Die Chance für eine bessere Welt

 

Skeptiker sagen, das Motiv sei eine Art moderner Ablasshandel: Wir erkaufen uns ein gutes Gewissen, während eine bessere – und dazu gehört: gerechtere – Welt in Wahrheit auf ganz anderen Ebenen erstritten werden müsste. Die Historikerin Ute Frevert beschäftigt sich in ihrem neuen Buch („Kapitalismus, Märkte und Moral“, Residenz Verlag) auch mit der oft beschworenen Macht der Konsumenten.
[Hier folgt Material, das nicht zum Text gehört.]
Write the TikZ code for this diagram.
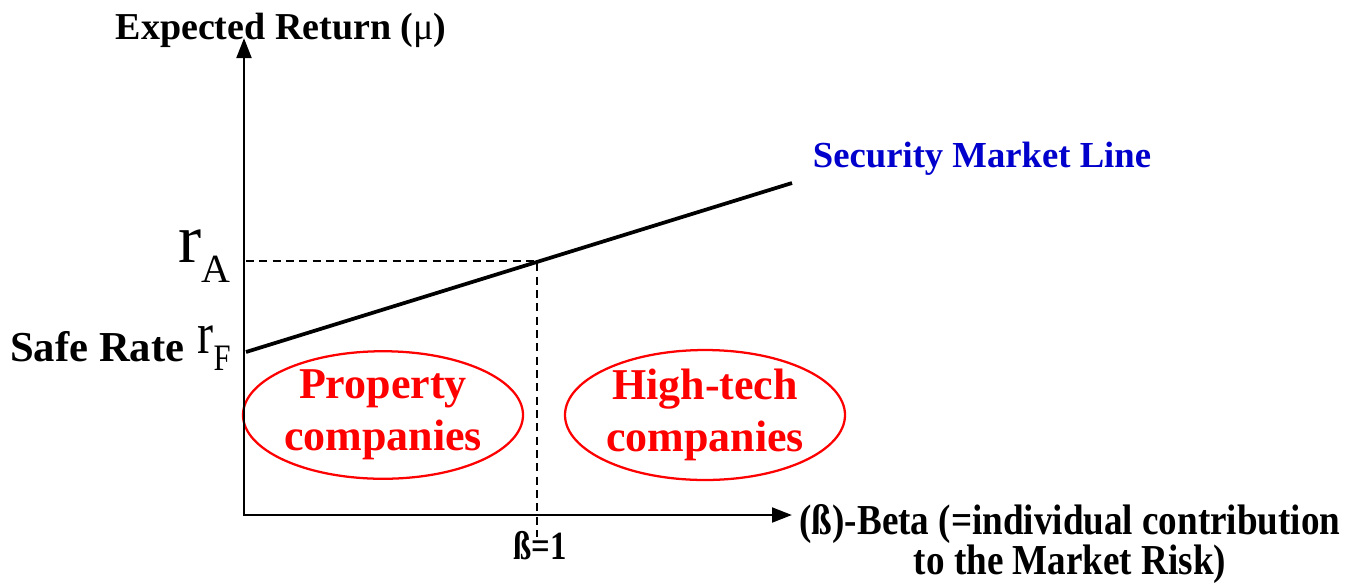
\documentclass[tikz,border=0pt]{standalone}
\usepackage{fontspec}
\setmainfont{Liberation Serif}
\newfontfamily\narrowfont[FakeStretch=0.87]{Liberation Serif}
\newfontfamily\slimfont[FakeStretch=0.82]{Liberation Serif}
\usetikzlibrary{shapes.geometric,arrows.meta}

\begin{document}
\begin{tikzpicture}[x=0.75pt, y=-0.75pt, font=\bfseries]
  \tikzstyle{axes} = [line width=2.2pt, {Triangle[length=15pt,width=11pt]}-{Triangle[length=15pt,width=11pt]}]
  \tikzstyle{sml} = [line width=2.8pt]
  \tikzstyle{guide} = [line width=0.9pt, dash pattern=on 6pt off 4pt]
  \tikzstyle{group} = [ellipse, draw=red, line width=1.7pt, text=red, align=center,
    inner sep=0pt, font=\fontsize{33}{39}\selectfont\bfseries]
  \tikzstyle{axistext} = [inner sep=0pt]
  \useasboundingbox (0,0) rectangle (1349,583);

  % Place points
  \coordinate (origin) at (244,515);
  \coordinate (ytop) at (244,38);
  \coordinate (xend) at (792,515);
  \coordinate (rf) at (246,352);
  \coordinate (smlend) at (792,183);
  \coordinate (hit) at (537,261);
  \coordinate (hity) at (246,261);
  \coordinate (hitx) at (537,537);

  % Place labels
  \node [axistext, anchor=base] (ylabel) at (281,39)
    {\fontsize{28.5}{34}\selectfont Expected Return ({\mdseries μ})};
  \node [axistext, anchor=base, text={rgb,255:red,0;green,0;blue,204}] (smllabel) at (982,167)
    {\fontsize{27.5}{33}\selectfont Security Market Line};
  \node [axistext, anchor=base east] (ra) at (231,262)
    {\mdseries\fontsize{52}{60}\selectfont r\raisebox{-15pt}{\fontsize{30}{36}\selectfont A}};
  \node [axistext, anchor=base west] (safe) at (10,361)
    {\fontsize{32}{38}\selectfont Safe Rate};
  \node [axistext, anchor=base east] (rfl) at (231,353)
    {\mdseries\slimfont\fontsize{44}{50}\selectfont r\raisebox{-13pt}{\fontsize{28}{34}\selectfont F}};
  \node [group, minimum width=203pt, minimum height=84pt] (prop) at (383,415)
    {Property\\companies};
  \node [group, minimum width=210pt, minimum height=86pt] (tech) at (705,415)
    {High-tech\\companies};
  \node [axistext, anchor=base] (beta1) at (540,559)
    {\slimfont\fontsize{30}{36}\selectfont ß=1};
  \node [axistext, anchor=north, align=center] (xlabel) at (1070,504)
    {\narrowfont\fontsize{32}{28}\selectfont (ß)-Beta (=individual contribution\\
     \narrowfont\fontsize{32}{28}\selectfont to the Market Risk)};

  % Draw lines
  \draw [axes] (ytop) -- (origin) -- (xend);
  \draw [sml] (rf) -- (smlend);
  \draw [guide] (hity) -- (hit) -- (hitx);
\end{tikzpicture}
\end{document}
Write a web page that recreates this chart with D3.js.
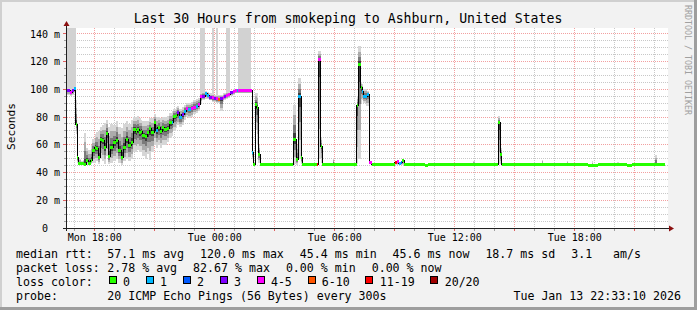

Ihr Einwand: Wenn man sich von ungerechten Verhältnissen freikaufen könne, löse sich die moralische Substanz des Gemeinwesens auf.

Aber abgesehen von der Frage, was der Einzelne für Spielräume hat, außer seiner Kaufentscheidung – ist es nicht okay, ein gutes Gewissen zu haben, wenn die Summe dieser Entscheidungen wirklich einen Unterschied macht?

Jeder kann etwas bewirken

 

Deshalb ist der Erfolg von „Fairtrade“ und der Gedanke des gerechten Handels ein Vorbild für all die anderen Probleme, wo der Einzelne scheinbar wenig ausrichten kann. Wenn viele für sich verantwortlich mit Plastik umgehen, wird es sich auswirken. Das muss niemanden davon abhalten, sich einer Bürgerinitiative, einer Partei oder „Fridays for Future“ anzuschließen.  Denn natürlich haben leichtfertig ausgerufene Handels-„Kriege“ einen dramatisch größeren Effekt auf die Weltwirtschaft als die Macht der Konsumenten. Aber wenn „korrektes“ Handeln die Chance eröffnet, die Welt tatsächlich zu einem besseren Ort zu machen, dann sollten wir sie doch gleich beim Schopfe fassen!

„tegut… fairbindet“

das "tegut...fairbindet" Logo

tegut… unterstützt das Prinzip des gerechten Handels auch mit eigenen Projekten: Das „tegut… fairbindet“-Logo zeichnet Produkte aus, die unter fairen Bedingungen angebaut und gehandelt werden. Bio-Bananen von Kleinbauern-Koopera­tiven aus der Dominikanischen Republik etwa, aber auch Milch aus dem Vogelsberg, für die die Bauern mindestens 40 Cent pro Liter bekommen.